# Exercise directions:
Transcribe every line from the top down to the line with "var captionRig", both ends included, but not the pictures.

# Material:
[start]

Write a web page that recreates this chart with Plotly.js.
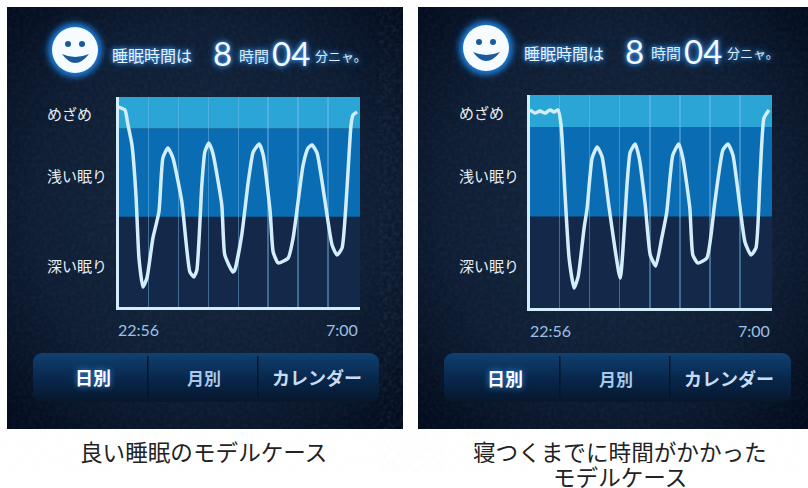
<!DOCTYPE html>
<html><head><meta charset="utf-8">
<script src="https://cdn.plot.ly/plotly-3.0.1.min.js"></script>
<style>html,body{margin:0;padding:0;background:#fff}#c{width:808px;height:488px}</style>
</head><body><div id="c"></div>
<script>
// minutes after bedtime (22:56) and sleep level (0-100)
var leftMinutes=[0,13,19,27,35,41,49,57,69,81,89,99,109,127,143,151,157,167,173,181,189,207,213,229,233,247,260,270,282,290,304,310,320,340,350,370,380,388,398,428,438,448,458,466,470,478];
var leftLevel=[95.2,93.8,86.7,77.1,53.3,23.3,9.5,13.8,32.9,45.2,71,75.7,71,50,16.7,14.3,17.6,58.1,73.8,78.1,73.3,48.6,24.8,16.7,17.6,34.3,59.5,73.8,77.6,72.4,45.2,26.2,21,23.3,32.9,67.6,75.7,77.1,73.3,29.5,24.8,28.1,56.7,86.7,91.4,92.9];
var rightMinutes=[1,11,21,31,41,49,57,63,71,79,89,97,109,115,125,135,145,159,181,195,201,211,219,231,241,252,264,274,286,298,306,320,326,336,354,370,386,396,406,430,442,452,460,468,478];
var rightLevel=[93,91.5,92.5,91.5,93,92,93,85.9,53.1,23.5,9.4,14.6,37.6,46.9,70.4,75.6,70.9,46.9,14.1,59.2,73.2,77,70.4,48.4,24.9,19.7,32.9,45.1,71.8,77,70.4,46.9,24.9,21.1,23.5,49.8,74.2,77,71.8,31,24.9,28.2,61,89.2,93];
var hourTicks=[60,120,180,240,300,360,420];
var bandEdges=[0,43,85,100];
var bandColors=['#14294a','#0a6cb2','#2aa5d6'];
var levelLabels=['めざめ','浅い眠り','深い眠り'];
var timeLabels=['22:56','7:00'];
var tabLabels=['日別','月別','カレンダー'];
var headerTexts=['睡眠時間は','8','時間','04','分ニャ。'];
var captionLeft=['良い睡眠のモデルケース'];
var captionRight=['寝つくまでに時間がかかった','モデルケース'];

var W=808,H=488;
var fx=function(x){return x/W;}, fy=function(y){return 1-y/H;};
var JP='"Noto Sans CJK JP","Noto Sans",sans-serif';
var glow='0 0 4px #4aa8ff, 0 0 8px #2a80e0';

function panelSvg(x,w,sx,tabX,barX,barW,dy){
  var cx=sx, cy=50+dy;
  return '<g><rect x="'+x+'" y="7" width="'+w+'" height="422" fill="url(#v)"/><rect x="'+x+'" y="7" width="'+w+'" height="422" filter="url(#n)" opacity="0.05"/></g>'
  +'<rect x="'+barX+'" y="353" width="'+barW+'" height="49" rx="9" fill="url(#b)"/>'
  +'<rect x="'+tabX[0]+'" y="356" width="1.5" height="42" fill="#05162c"/><rect x="'+tabX[1]+'" y="356" width="1.5" height="42" fill="#05162c"/>'
  +'<circle cx="'+cx+'" cy="'+cy+'" r="27" fill="#1c7fe0" filter="url(#g)"/>'
  +'<circle cx="'+cx+'" cy="'+cy+'" r="23" fill="#f6fbff"/>'
  +'<circle cx="'+(cx-7)+'" cy="'+(cy-6)+'" r="3" fill="#1a5a9c"/><circle cx="'+(cx+7)+'" cy="'+(cy-6)+'" r="3" fill="#1a5a9c"/>'
  +'<path d="M'+(cx-13)+' '+(cy+4)+' Q'+cx+' '+(cy+10)+' '+(cx+14)+' '+(cy+4)+' Q'+cx+' '+(cy+22)+' '+(cx-13)+' '+(cy+4)+'Z" fill="#1a5a9c"/>';
}
var svg='<svg xmlns="http://www.w3.org/2000/svg" width="808" height="488" viewBox="0 0 808 488"><defs>'
+'<radialGradient id="v" cx="0.5" cy="0.48" r="0.72"><stop offset="0" stop-color="#16283f"/><stop offset="0.6" stop-color="#0e1d33"/><stop offset="1" stop-color="#020a1c"/></radialGradient>'
+'<linearGradient id="b" x1="0" y1="0" x2="0" y2="1"><stop offset="0" stop-color="#0f4172"/><stop offset="0.55" stop-color="#08264a"/><stop offset="1" stop-color="#07172c"/></linearGradient>'
+'<filter id="g" x="-40%" y="-40%" width="180%" height="180%"><feGaussianBlur stdDeviation="3"/></filter>'
+'<filter id="n"><feTurbulence type="fractalNoise" baseFrequency="0.25" numOctaves="3"/><feColorMatrix values="0 0 0 0 0.6 0 0 0 0 0.7 0 0 0 0 0.9 0 0 0 1.4 -0.45"/></filter>'
+'</defs><rect width="808" height="488" fill="#fff"/>'
+panelSvg(7,396,75,[147,257],33,346,0)
+panelSvg(418,390,486,[559,669],444,347,-2)
+'</svg>';

var shapes=[];
[['x','y'],['x2','y2']].forEach(function(r){
  bandColors.forEach(function(c,i){
    shapes.push({type:'rect',xref:r[0]+' domain',yref:r[1],x0:0,x1:1,y0:bandEdges[i],y1:bandEdges[i+1],fillcolor:c,line:{width:0},layer:'below'});
  });
});

var annos=[];
function t(text,x,y,size,color,anchor,extra,box){
  var a={text:text,xref:'paper',yref:'paper',x:fx(x),y:fy(y),xanchor:anchor||'center',yanchor:'middle',showarrow:false,
    font:Object.assign({family:JP,size:size,color:color||'#eef6ff'},extra||{})};
  if(box){a.height=box;a.borderpad=0;}
  annos.push(a);
}
function panelText(dx,dy,barCenters,labelY,timeY,timeR,timeL,tabY){
  t(headerTexts[0],110+dx,55+dy,16,'#e8f2fb','left',{shadow:glow});
  t(headerTexts[1],222+dx,53+dy,33,'#f4faff','center',{family:'Lato,Roboto,sans-serif',shadow:glow});
  t(headerTexts[2],237+dx,55+dy,15,'#dcebf8','left',{shadow:glow});
  t(headerTexts[3],291+dx,53+dy,33,'#f4faff','center',{family:'Lato,Roboto,sans-serif',shadow:glow});
  t(headerTexts[4],313+dx,55+dy,13,'#dcebf8','left',{shadow:glow});
  levelLabels.forEach(function(s,i){t(s,45+dx,labelY[i],15,'#e6eff8','left');});
  t(timeLabels[0],timeL,timeY,16,'#9cc0e6','left',{family:'Lato,Roboto,sans-serif'});
  t(timeLabels[1],timeR,timeY,16,'#9cc0e6','right',{family:'Lato,Roboto,sans-serif'});
  t(tabLabels[0],barCenters[0],tabY,18,'#ffffff','center',{weight:700,shadow:'0 0 6px #3f9cff'});
  t(tabLabels[1],barCenters[1],tabY,17,'#a9c8ea','center',{weight:700});
  t(tabLabels[2],barCenters[2],tabY,18,'#c6dcf2','center',{weight:700});
}
panelText(0,0,[93,204,317],[114,176,265],329,360,116,377);
panelText(412,-2,[505,616,729],[112,175,265],330,772,528,378);
captionLeft.forEach(function(s){t(s,203,451,22.6,'#222222');});
captionRight.forEach(function(s,i){t(s,620,451+25*i,22.6,'#222222','center',{},24);});

function trace(xs,ys,xa,ya){return {x:xs,y:ys,xaxis:xa,yaxis:ya,type:'scatter',mode:'lines',
  line:{color:'#d3eefb',width:3.5,shape:'spline',smoothing:0.5},hoverinfo:'skip',showlegend:false};}
function xax(d,anchor){return {domain:d,anchor:anchor,range:[0,484],tickmode:'array',tickvals:hourTicks,showticklabels:false,ticks:'',
  showgrid:true,gridcolor:'rgba(120,190,240,0.45)',gridwidth:1.5,zeroline:false,showline:true,linecolor:'#d3eefb',linewidth:3,fixedrange:true};}
function yax(d,anchor){return {domain:d,anchor:anchor,range:[0,100],showticklabels:false,ticks:'',showgrid:false,zeroline:false,showline:true,linecolor:'#d3eefb',linewidth:3,fixedrange:true};}

var layout={width:W,height:H,autosize:false,margin:{l:0,r:0,t:0,b:0},paper_bgcolor:'rgba(0,0,0,0)',plot_bgcolor:'rgba(0,0,0,0)',showlegend:false,
  xaxis:xax([fx(118.5),fx(360)],'y'),yaxis:yax([fy(307),fy(97)],'x'),
  xaxis2:xax([fx(529.5),fx(772)],'y2'),yaxis2:yax([fy(308),fy(95)],'x2'),
  shapes:shapes,annotations:annos,
  images:[{source:'data:image/svg+xml,'+encodeURIComponent(svg),xref:'paper',yref:'paper',x:0,y:1,sizex:1,sizey:1,xanchor:'left',yanchor:'top',sizing:'stretch',layer:'below'}]};
Plotly.newPlot('c',[trace(leftMinutes,leftLevel,'x','y'),trace(rightMinutes,rightLevel,'x2','y2')],layout,{displayModeBar:false,staticPlot:true});
</script></body></html>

[end]

# Result of this exercise:
Write a web page that recreates this chart with Plotly.js.
<!DOCTYPE html>
<html><head><meta charset="utf-8">
<script src="https://cdn.plot.ly/plotly-3.0.1.min.js"></script>
<style>html,body{margin:0;padding:0;background:#fff}#c{width:808px;height:488px}</style>
</head><body><div id="c"></div>
<script>
// minutes after bedtime (22:56) and sleep level (0-100)
var leftMinutes=[0,13,19,27,35,41,49,57,69,81,89,99,109,127,143,151,157,167,173,181,189,207,213,229,233,247,260,270,282,290,304,310,320,340,350,370,380,388,398,428,438,448,458,466,470,478];
var leftLevel=[95.2,93.8,86.7,77.1,53.3,23.3,9.5,13.8,32.9,45.2,71,75.7,71,50,16.7,14.3,17.6,58.1,73.8,78.1,73.3,48.6,24.8,16.7,17.6,34.3,59.5,73.8,77.6,72.4,45.2,26.2,21,23.3,32.9,67.6,75.7,77.1,73.3,29.5,24.8,28.1,56.7,86.7,91.4,92.9];
var rightMinutes=[1,11,21,31,41,49,57,63,71,79,89,97,109,115,125,135,145,159,181,195,201,211,219,231,241,252,264,274,286,298,306,320,326,336,354,370,386,396,406,430,442,452,460,468,478];
var rightLevel=[93,91.5,92.5,91.5,93,92,93,85.9,53.1,23.5,9.4,14.6,37.6,46.9,70.4,75.6,70.9,46.9,14.1,59.2,73.2,77,70.4,48.4,24.9,19.7,32.9,45.1,71.8,77,70.4,46.9,24.9,21.1,23.5,49.8,74.2,77,71.8,31,24.9,28.2,61,89.2,93];
var hourTicks=[60,120,180,240,300,360,420];
var bandEdges=[0,43,85,100];
var bandColors=['#14294a','#0a6cb2','#2aa5d6'];
var levelLabels=['めざめ','浅い眠り','深い眠り'];
var timeLabels=['22:56','7:00'];
var tabLabels=['日別','月別','カレンダー'];
var headerTexts=['睡眠時間は','8','時間','04','分ニャ。'];
var captionLeft=['良い睡眠のモデルケース'];
var captionRight=['寝つくまでに時間がかかった','モデルケース'];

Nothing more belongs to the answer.